Process Starts Boring, Gets Exciting

In the data we’re going to be looking for permissions required. And different types of maps. To be honest, we will need to do some mapping it ourselves to get the finer details. From this, we will identify the sectors: all the different natural energies that come to the site. When we’re looking at the social aspects of a design, we’re going to look at the historical use of that site. And then, the community values.

By listening to the community, we connect with them. The capability assessment of a site will look at the different assets that are on the site: the strengths, weaknesses, opportunities and threats. And the risks. And then the skills and the interests of the people involved.

stages of design process - research, ideate, create, present

IDEATE – Understand Components

When we get to the ideation stage (where we put ideas onto paper), we’re going to look at the different elements that we can use (or the different components in the design). We identify the different components wanted by the client. And those needed. And we analyze them. Then we look at the function.

Look at Functions

And we look at different functions from each element. And different elements or components that will meet those functions. ‘Sort of like having safeguards. Then we put this all together in an array a pattern or a shape.

So getting to the elements: we list them. And we analyze them for how useful they are going to be. And how useful connections. There’s a whole bunch of elements you can use in a design. But let’s just take one. For instance the bee. We know what its needs are. We identify the level of expertise

required. And we know it produces or what its function can be. And the main function of the bee is to actually pollinate crops. Not just give us honey.

analyse components such as bees as part of the process

Process of Functional Connections

We use three factors to work out the best placement for an element these three factors are the sectors, zoning and the integration with other elements. So, let’s take an example of the worm farm. The worm farm benefits from shade. It also benefits from being in a nearby zone.

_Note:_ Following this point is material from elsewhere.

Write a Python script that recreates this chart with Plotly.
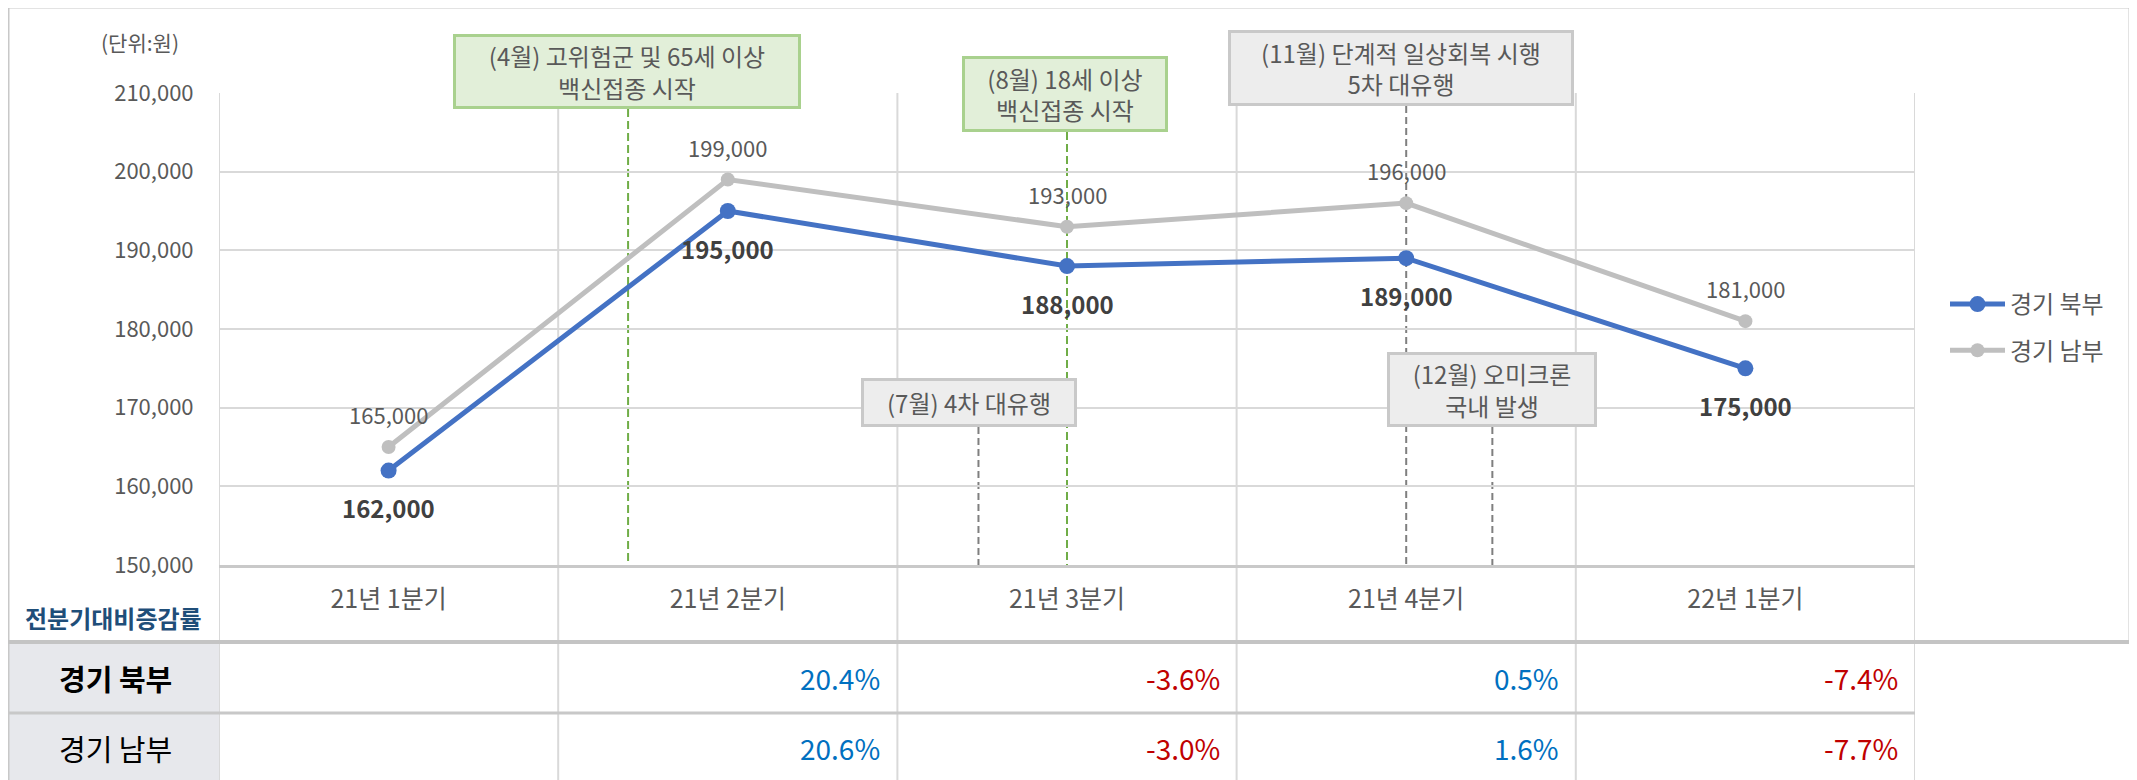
import plotly.graph_objects as go

W, H = 2137, 780
OFF = 8   # default page body margin: figure origin sits at page (8, 8)

# ---------------- data ----------------
categories = ["21년 1분기", "21년 2분기", "21년 3분기", "21년 4분기", "22년 1분기"]
north_name = "경기 북부"
south_name = "경기 남부"
north = [162000, 195000, 188000, 189000, 175000]
south = [165000, 199000, 193000, 196000, 181000]
north_chg = [None, 20.4, -3.6, 0.5, -7.4]
south_chg = [None, 20.6, -3.0, 1.6, -7.7]
y_ticks = [150000, 160000, 170000, 180000, 190000, 200000, 210000]
y_tick_labels = ["150,000", "160,000", "170,000", "180,000", "190,000", "200,000", "210,000"]
unit_label = "(단위:원)"
table_title = "전분기대비증감률"
event_texts = [
    "(4월) 고위험군 및 65세 이상<br>백신접종 시작",
    "(8월) 18세 이상<br>백신접종 시작",
    "(11월) 단계적 일상회복 시행<br>5차 대유행",
    "(7월) 4차 대유행",
    "(12월) 오미크론<br>국내 발생",
]
event_kind = ["vaccine", "vaccine", "wave", "wave", "wave"]

# ---------------- layout geometry (page pixels) ----------------
FONT = "Noto Sans CJK KR"
PL, PR, PT, PB = 219, 1915, 93, 565          # plot area
BL, BT, BR = 8, 7, 2130                      # outer border
HEAD_Y, ROW_Y = 642, 713                     # table lines
# event line x (category units), box (x0, y0, x1, y1) in px
event_x = [0.706, 2.0, 3.0, 1.739, 3.254]
event_box = [(453, 34, 801, 109), (962, 56, 1168, 132), (1228, 30, 1574, 106),
             (861, 378, 1077, 427), (1387, 352, 1597, 427)]

def fx(px):
    return (px - OFF) / W

def fy(py):
    return 1 - (py - OFF) / H

GRID = "#d9d9d9"
BORDER = "#c8c8c8"
TXT = "#595959"

fig = go.Figure()
fig.add_trace(go.Scatter(
    x=categories, y=south, name=south_name, mode="lines+markers",
    line=dict(color="#bfbfbf", width=5), marker=dict(size=14, color="#bfbfbf"),
    legendrank=2, legendgroup="s"))
fig.add_trace(go.Scatter(
    x=categories, y=north, name=north_name, mode="lines+markers",
    line=dict(color="#4472c4", width=5), marker=dict(size=16, color="#4472c4"),
    legendrank=1, legendgroup="n"))

shapes = []
annotations = []

# event dashed lines
for ex, box, kind in zip(event_x, event_box, event_kind):
    if kind == "vaccine":
        col, dash = "#70ad47", "8px,4px"
    else:
        col, dash = "#7f7f7f", "7px,4px"
    shapes.append(dict(type="line", xref="x", yref="paper", x0=ex, x1=ex,
                       y0=fy(box[3]), y1=fy(PB), line=dict(color=col, width=2, dash=dash),
                       layer="below"))

# vertical category boundaries / table column lines
for i in range(len(categories) + 1):
    shapes.append(dict(type="line", xref="x", yref="paper", x0=i - 0.5, x1=i - 0.5,
                       y0=fy(PT), y1=fy(H + OFF), line=dict(color=GRID, width=2), layer="below"))

# table first-column background
shapes.append(dict(type="rect", xref="paper", yref="paper", x0=fx(BL), x1=fx(PL),
                   y0=fy(HEAD_Y), y1=fy(H + OFF), fillcolor="#e7e8ec", line=dict(width=0),
                   layer="below"))
# outer border
shapes.append(dict(type="line", xref="paper", yref="paper", x0=fx(BL), x1=fx(BR),
                   y0=fy(BT), y1=fy(BT), line=dict(color=BORDER, width=3)))
shapes.append(dict(type="line", xref="paper", yref="paper", x0=fx(BL), x1=fx(BL),
                   y0=fy(BT), y1=fy(H + OFF), line=dict(color=BORDER, width=3)))
shapes.append(dict(type="line", xref="paper", yref="paper", x0=fx(BR), x1=fx(BR),
                   y0=fy(BT), y1=fy(HEAD_Y), line=dict(color=BORDER, width=3)))
shapes.append(dict(type="line", xref="paper", yref="paper", x0=fx(BL), x1=fx(BR),
                   y0=fy(HEAD_Y), y1=fy(HEAD_Y), line=dict(color="#c4c4c4", width=4)))
shapes.append(dict(type="line", xref="paper", yref="paper", x0=fx(BL), x1=fx(PR),
                   y0=fy(ROW_Y), y1=fy(ROW_Y), line=dict(color=BORDER, width=3)))

# event boxes
for t, box, kind in zip(event_texts, event_box, event_kind):
    if kind == "vaccine":
        bg, bc = "#e2efd9", "#a9d18e"
    else:
        bg, bc = "#ededed", "#c9c9c9"
    x0, y0, x1, y1 = box
    annotations.append(dict(
        text=t, xref="paper", yref="paper", x=fx((x0 + x1) / 2), y=fy((y0 + y1) / 2),
        xanchor="center", yanchor="middle", showarrow=False,
        width=x1 - x0 - 6, height=y1 - y0 - 6, borderpad=0, borderwidth=3,
        bgcolor=bg, bordercolor=bc, font=dict(family=FONT, size=24, color=TXT)))

# data labels
for c, v in zip(categories, north):
    annotations.append(dict(text=f"{v:,}", x=c, y=v, xref="x", yref="y", yshift=-37,
                            showarrow=False, xanchor="center", yanchor="middle",
                            font=dict(family=FONT, size=24, color="#404040", weight="bold")))
for c, v in zip(categories, south):
    annotations.append(dict(text=f"{v:,}", x=c, y=v, xref="x", yref="y", yshift=33,
                            showarrow=False, xanchor="center", yanchor="middle",
                            font=dict(family=FONT, size=22, color=TXT)))

# unit label
annotations.append(dict(text=unit_label, xref="paper", yref="paper", x=fx(140), y=fy(42),
                        xanchor="center", yanchor="middle", showarrow=False,
                        font=dict(family=FONT, size=21, color=TXT)))
# table
annotations.append(dict(text=table_title, xref="paper", yref="paper", x=fx(113), y=fy(617),
                        xanchor="center", yanchor="middle", showarrow=False,
                        font=dict(family=FONT, size=24, color="#1f4e79", weight="bold")))
annotations.append(dict(text=north_name, xref="paper", yref="paper", x=fx(115), y=fy(678),
                        xanchor="center", yanchor="middle", showarrow=False,
                        font=dict(family=FONT, size=29, color="#000000", weight="bold")))
annotations.append(dict(text=south_name, xref="paper", yref="paper", x=fx(115), y=fy(748),
                        xanchor="center", yanchor="middle", showarrow=False,
                        font=dict(family=FONT, size=29, color="#000000")))
colw = (PR - PL) / len(categories)
for row_vals, ypx in ((north_chg, 678), (south_chg, 748)):
    for i, v in enumerate(row_vals):
        if v is None:
            continue
        col = "#0070c0" if v >= 0 else "#c00000"
        annotations.append(dict(text=f"{v:.1f}%", xref="paper", yref="paper",
                                x=fx(PL + (i + 1) * colw - 15), y=fy(ypx),
                                xanchor="right", yanchor="middle", showarrow=False,
                                font=dict(family=FONT, size=28, color=col)))

fig.update_layout(
    width=W, height=H, margin=dict(l=0, r=0, t=0, b=0, pad=0, autoexpand=False),
    paper_bgcolor="white", plot_bgcolor="white",
    font=dict(family=FONT, color=TXT),
    shapes=shapes, annotations=annotations,
    showlegend=True,
    legend=dict(x=fx(1945), y=fy(282), xanchor="left", yanchor="top",
                font=dict(family=FONT, size=24, color=TXT), itemwidth=55,
                tracegroupgap=12, bgcolor="rgba(0,0,0,0)", traceorder="grouped"),
    xaxis=dict(domain=[fx(PL), fx(PR)], type="category", range=[-0.5, 4.5],
               showgrid=False, showline=True, linecolor="#c9c9c9", linewidth=3,
               ticks="outside", ticklen=10, tickcolor="rgba(0,0,0,0)", automargin=False,
               tickfont=dict(family=FONT, size=25, color=TXT), fixedrange=True),
    yaxis=dict(domain=[fy(PB), fy(PT)], range=[150000, 210000],
               tickvals=y_ticks, ticktext=y_tick_labels, automargin=False,
               showgrid=True, gridcolor=GRID, gridwidth=2, zeroline=False,
               showline=False, ticks="outside", ticklen=20, tickcolor="rgba(0,0,0,0)",
               tickfont=dict(family=FONT, size=22, color=TXT), fixedrange=True),
)

fig.write_html("out.html")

So, it’s not difficult for the user to carry waste food waste from the kitchen to that worm farm. Then, we integrated them. We ask: “What other elements can benefit from the worm farm? The castings and the water from the worm farm is fertilizer for delicate plants in the nursery. So, we position it between the kitchen and the nursery and in the shade.”

integration of worm farm and kitchen and plant nursery is part of the process

The Design Creation

Then we move on to that stage of creating the design. We’ve got some ideas for the strategies that we can use to achieve the function. Remember, that strategy of using and cycling the waste by using chickens? But, we know we can also use worms and compost piles. Our strategy is to cycle the nutrients. But, the different ways to do that with chickens or compost pile are the techniques. The third thing within the creation stage is looking at patterns – where things will flow.

finding resources, different techniques and strategies is part of the process

Feedback Enriches Process

In the discussion stage you’ll be talking to your client about the concepts. And you’ll be setting about to make a staging plan: what should come now, what can wait until later. And finally, you want to think about how you can accept feedback. How it can improve your work every stage in this process. We can have little feedback loops. Oh! that’s a good idea. I’m going to put that into my next plan!

The ultimate goal of your design is to empower the client. Maybe the client is yourself. By finding ways to empower the client you will find a way to bring the design to life. And by having that design implemented you get to assess how good it is.